No entremos en los factores que nos han llevado a eso, las primarias desde luego es un factor, pero también hay otros de muy diverso tipo, especialmente en el campo de la revolución tecnológica de las comunicaciones. Como disculpa al mal resultado del PSOE en las elecciones gallegas se ha dicho, a posteriori, que fue debido a errores de comunicación. En otras ocasiones, muchos y diversos partidos han utilizado también esta disculpa.
Hoy día comunicación -mala comunicación, claro- es propaganda, en casos con una gran dosis de demagogia, de promesas que no pueden cumplirse y lo saben perfectamente quienes las formulan. Con demagogia no hay buena democracia, hay simple populismo. Por tanto, el problema no está ahí.
Quizás el problema está en que los partidos se han transformado profundamente, con lentitud pero de forma irreversible. Los partidos ya no son estructuras basadas en muchos cientos de miles de militantes que pagan sus cuotas y acuden con más o menos regularidad a sus agrupaciones locales. Los militantes de los partidos están desapareciendo, sólo quedan los que tienen cargos o aspiran a conseguirlos, a lo más se añaden también sus familiares próximos y algunos amigos.
Con las primarias, con la elección directa de los cargos, en especial de los líderes locales y ya no digamos del líder nacional, los partidos se han convertido en plataformas de adheridos para aplaudir las decisiones del líder y esperar que se les asigne un cargo que enseguida convierten en profesión para ganarse mejor la vida que en el sector privado.
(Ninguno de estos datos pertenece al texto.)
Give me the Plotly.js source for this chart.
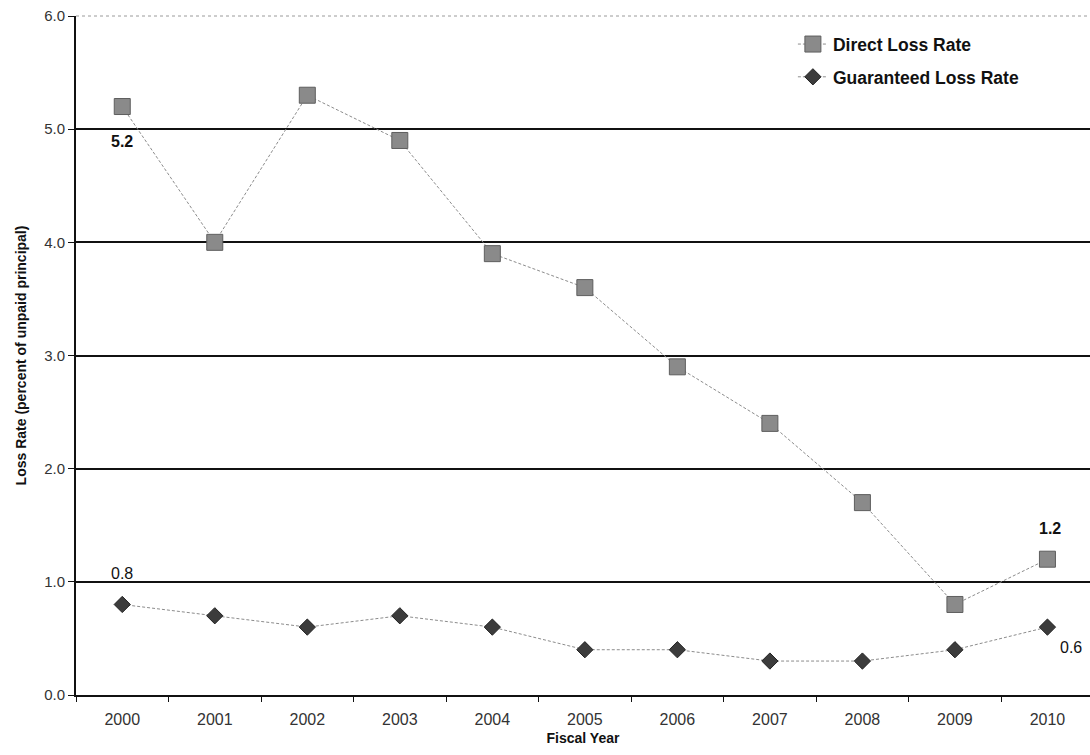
<!DOCTYPE html>
<html>
<head>
<meta charset="utf-8">
<script src="https://cdn.plot.ly/plotly-3.0.1.min.js"></script>
<style>
  html, body { margin: 0; padding: 0; background: #fff; }
  #chart { width: 1090px; height: 755px; }
</style>
</head>
<body>
<div id="chart"></div>
<script>
// Fiscal years and loss rates (percent of unpaid principal)
const years = ['2000', '2001', '2002', '2003', '2004', '2005', '2006', '2007', '2008', '2009', '2010'];
const directLossRate = [5.2, 4.0, 5.3, 4.9, 3.9, 3.6, 2.9, 2.4, 1.7, 0.8, 1.2];
const guaranteedLossRate = [0.8, 0.7, 0.6, 0.7, 0.6, 0.4, 0.4, 0.3, 0.3, 0.4, 0.6];
const yTicks = [0, 1, 2, 3, 4, 5, 6];

const baseFont = 'Liberation Sans, Arial, sans-serif';
const last = years.length - 1;

const traces = [
  {
    name: 'Direct Loss Rate', legendgroup: 'direct',
    x: years, y: directLossRate,
    type: 'scatter', mode: 'lines+markers',
    line: { color: '#8c8c8c', width: 1, dash: '3px,2px' },
    marker: { symbol: 'square', size: 16, color: '#8a8a8a', line: { color: '#5e5e5e', width: 1 } }
  },
  {
    name: 'Guaranteed Loss Rate', legendgroup: 'guaranteed',
    x: years, y: guaranteedLossRate,
    type: 'scatter', mode: 'lines+markers',
    line: { color: '#8c8c8c', width: 1, dash: '3px,2px' },
    marker: { symbol: 'diamond', size: 12.5, color: '#3c3c3c', line: { color: '#222', width: 1 } }
  }
];

// Value labels at the first and last year of each series
// (positioned by category index on the category axis)
function valueLabel(i, values, bold, xshift, yshift) {
  const v = values[i];
  return {
    x: i, y: v, xref: 'x', yref: 'y',
    text: bold ? '<b>' + v.toFixed(1) + '</b>' : v.toFixed(1),
    showarrow: false, xshift: xshift, yshift: yshift,
    font: { family: baseFont, size: 16, color: '#111' }
  };
}

const annotations = [
  valueLabel(0, directLossRate, true, 0, -35),
  valueLabel(last, directLossRate, true, 3, 31),
  valueLabel(0, guaranteedLossRate, false, 0, 31),
  valueLabel(last, guaranteedLossRate, false, 24, -20)
];

const layout = {
  width: 1090, height: 755,
  margin: { l: 76, r: 0, t: 16, b: 60 },
  paper_bgcolor: '#fff', plot_bgcolor: '#fff',
  font: { family: baseFont, color: '#222' },
  showlegend: true,
  legend: {
    x: 0.707, y: 0.985, xanchor: 'left', yanchor: 'top',
    bgcolor: 'rgba(0,0,0,0)', borderwidth: 0,
    traceorder: 'grouped', tracegroupgap: 7,
    font: { family: baseFont, size: 17.5, color: '#111', weight: 'bold' },
    itemwidth: 30
  },
  xaxis: {
    type: 'category',
    range: [-0.5, last + 0.46],
    tickson: 'boundaries',
    ticks: 'outside', ticklen: 5, tickcolor: '#111', tickwidth: 1,
    tickangle: 0,
    ticklabelstandoff: 9,
    showline: true, linecolor: '#111', linewidth: 2,
    showgrid: false, zeroline: false,
    tickfont: { family: baseFont, size: 16, color: '#333' },
    title: { text: '<b>Fiscal Year</b>', font: { family: baseFont, size: 14, color: '#111' }, standoff: 6 },
    fixedrange: true
  },
  yaxis: {
    range: [0, 6],
    tickvals: yTicks,
    ticktext: yTicks.map(v => v.toFixed(1)),
    ticks: 'outside', ticklen: 6, tickcolor: '#111', tickwidth: 1,
    showline: true, linecolor: '#111', linewidth: 2,
    showgrid: true, gridcolor: '#111', gridwidth: 2,
    zeroline: false,
    tickfont: { family: baseFont, size: 15, color: '#333' },
    title: { text: '<b>Loss Rate (percent of unpaid principal)</b>', font: { family: baseFont, size: 14, color: '#111' }, standoff: 14 },
    fixedrange: true
  },
  shapes: [
    { type: 'line', xref: 'paper', yref: 'paper', x0: 0, x1: 1, y0: 1, y1: 1,
      line: { color: '#9a9a9a', width: 1, dash: 'dot' } }
  ],
  annotations: annotations
};

Plotly.newPlot('chart', traces, layout, { staticPlot: true, displayModeBar: false });
</script>
</body>
</html>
¿Dónde queda la voluntad del pueblo, la participación política de los ciudadanos? Queda reducida al momento de votar, al día en que puede introducir su papeleta en la urna, siempre con la limitación de que se le ofrecen listas de candidatos que ellos no han elaborado. Por tanto, votan a líderes, los que encabezan esta lista, el que va de segundo ya no importa, todo el poder para el primero.
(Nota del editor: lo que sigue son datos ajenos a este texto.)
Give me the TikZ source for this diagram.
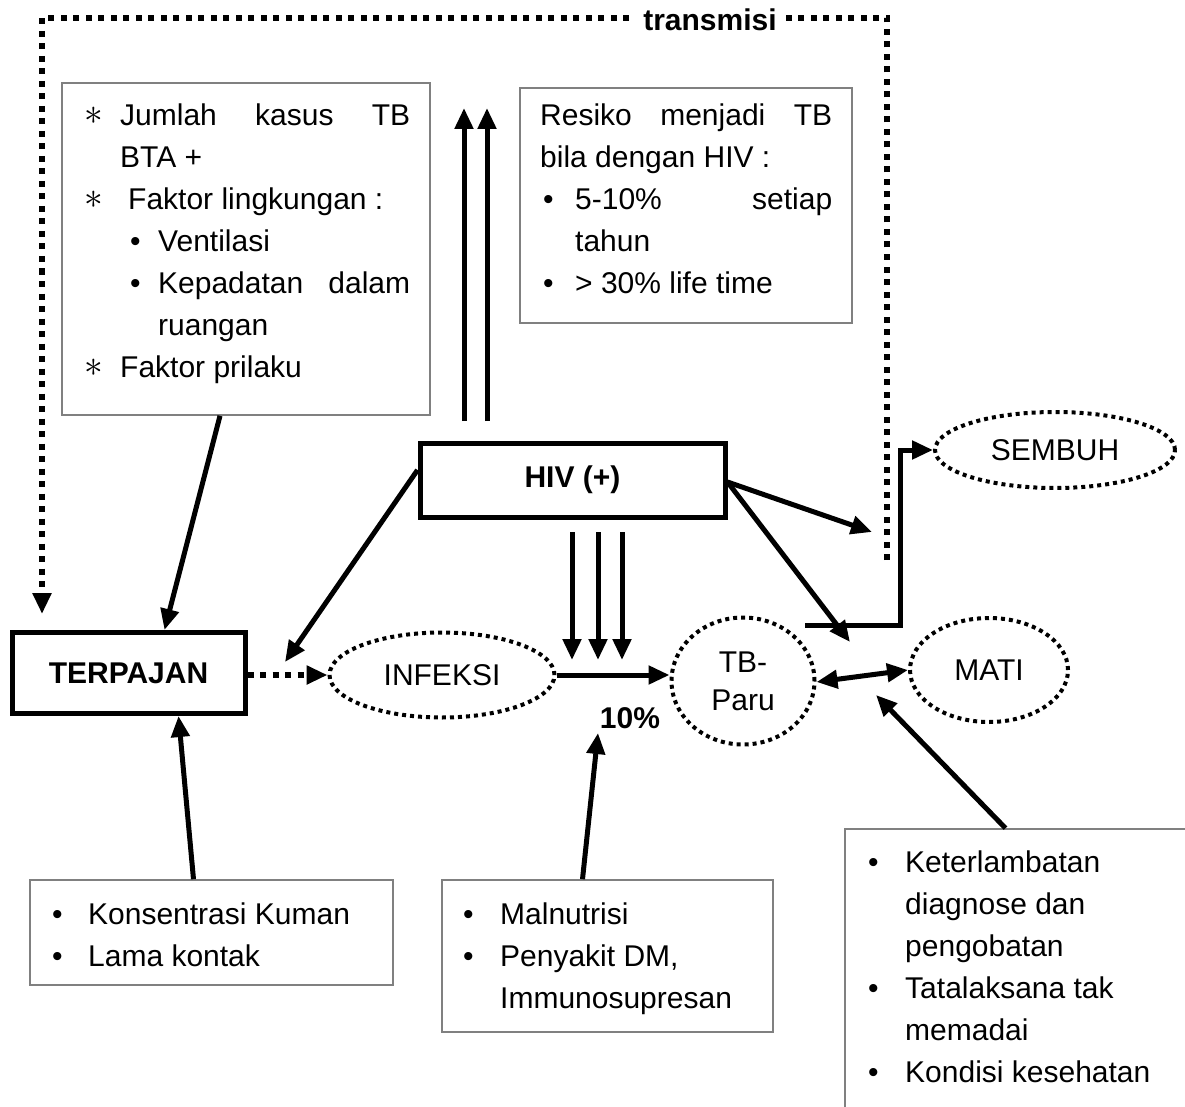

«Nos jugamos en ello la creencia de que la democracia es la peor forma de gobierno a excepción de todas las demás, que siempre ha sido el gran elogio»
Por tanto, quizás ahí está el quid de la cuestión: la elaboración de las listas. Si las confecciona el que las encabeza pondrá a personas de su confianza, lo cual en términos reales quiere decir personas dispuestas ciegamente a obedecerle porque le deben el cargo y quieren seguir en el mismo. Partidos de líderes, como he dicho, quizás ni siquiera debemos denominarlos partidos sino plataformas a las órdenes de un líder.
¿Cómo podemos poner remedio a esto? Sin tener la varita mágica que nos dé la solución, quizás la manera es que los potenciales votantes participen en la elaboración de las listas, que no sólo les voten los militantes sino también los simpatizantes, aquellos que en ningún caso aspiran a un cargo pero son firmes partidarios de que el partido con el que simpatizan gane las elecciones.
Quizás de esta manera los militantes que aspiren a un cargo -cosa perfectamente legítima- no tendrán que permanecer callados para obtener los favores del líder sino que deberán buscar el apoyo de los simpatizantes, mucho más plurales y desinteresados.
Todo tiene sus inconvenientes y esta solución también. Además, todo puede pervertirse con el tiempo. Pero algo hay que hacer, cuando menos reflexionar y debatir. Porque lo insoportable es el silencio de los militantes de los partidos cuando en privado las quejas sobre la orientación del partido van en aumento. Nos jugamos en ello la creencia de que la democracia es la peor forma de gobierno a excepción de todas las demás, que siempre ha sido el gran elogio. Pronto pueden salir, con algunas razones, los que digan que es la peor forma de gobierno. Tal cual, a secas.